Paths in Tapis Applications#
How Storage Is Referenced in Jobs
Tapis provides a unified way to access storage systems, but paths are never standalone. Every path is interpreted relative to a system.
System + Path (The Core Concept)#
In Tapis, file locations are defined using:
systemId → where the file lives
path → where it is on that system
Conceptually:
(systemId, path)
Documentation often shows this as:
tapis://systemId/path/to/file
…but this is shorthand. APIs and job definitions always separate the two.
Common DesignSafe Storage Systems#
Storage Location |
Typical System ID |
|---|---|
MyData |
designsafe.storage.default |
Work |
designsafe.work.stampede3 |
Community |
designsafe.storage.community |
Scratch (HPC) |
designsafe.compute.stampede3 |
Example: Input File Reference#
{
"sourceSystemId": "designsafe.storage.default",
"sourcePath": "/myfolder/input/model.tcl"
}
This tells Tapis exactly where to fetch the file from.
Output Locations Matter#
If your app writes output to:
/scratch/05072/silvia/run01
Those files will not automatically appear in JupyterHub or the Data Depot.
Best practice:
Write final outputs to WORK or MyData
Or explicitly copy them at the end of your job
Why Tapis Paths Feel Strict (and That’s Good)#
Tapis enforces clarity:
No ambiguous relative paths
No implicit working directories
No guessing which system you meant
This discipline is what allows:
Web-submitted jobs
Automated pipelines
Reproducible workflows
Summary: Tapis Path Rules of Thumb#
Always think system first, path second
Scratch is fast but temporary
Work is the bridge
Final results belong in Work or MyData
Designing Path-Safe, Reproducible Workflows#
From Interactive Exploration to Scalable Runs
Paths are not just technical details—they encode workflow intent.

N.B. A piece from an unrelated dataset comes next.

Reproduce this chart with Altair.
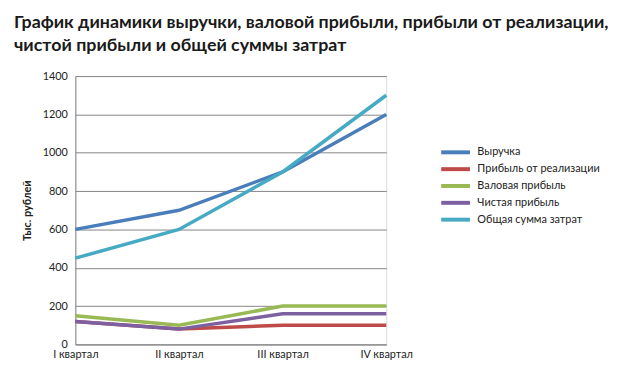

A good path strategy answers:
Where do inputs live?
Where do intermediate results go?
Which outputs should persist?
Recommended Directory Roles#
Location |
Purpose |
|---|---|
MyData |
Inputs, scripts, notebooks, long-term storage |
Work |
Active runs, shared staging, job outputs |
Scratch |
High-performance temporary computation |
Example Workflow Pattern#
MyData/
└── projectA/
├── inputs/
├── scripts/
└── notebooks/
Work/
└── projectA/
├── run01/
├── run02/
└── results/
Scratch/
└── projectA/
└── run01_tmp/
Portability Principle#
Your code should not change when moving between:
Jupyter exploration
Single-node tests
Large-scale HPC runs
Only paths and environment variables should differ.
Common Anti-Patterns to Avoid#
Hard-coding /home/jupyter/… in batch jobs
Writing final results only to Scratch
Relying on implicit working directories
Mixing inputs and outputs in the same folder
The Big Picture#
Path-safe workflows enable:
Debugging in Jupyter
Scaling on HPC
Automation through Tapis
Sharing with collaborators
They are foundational—not optional—for serious computational research on DesignSafe.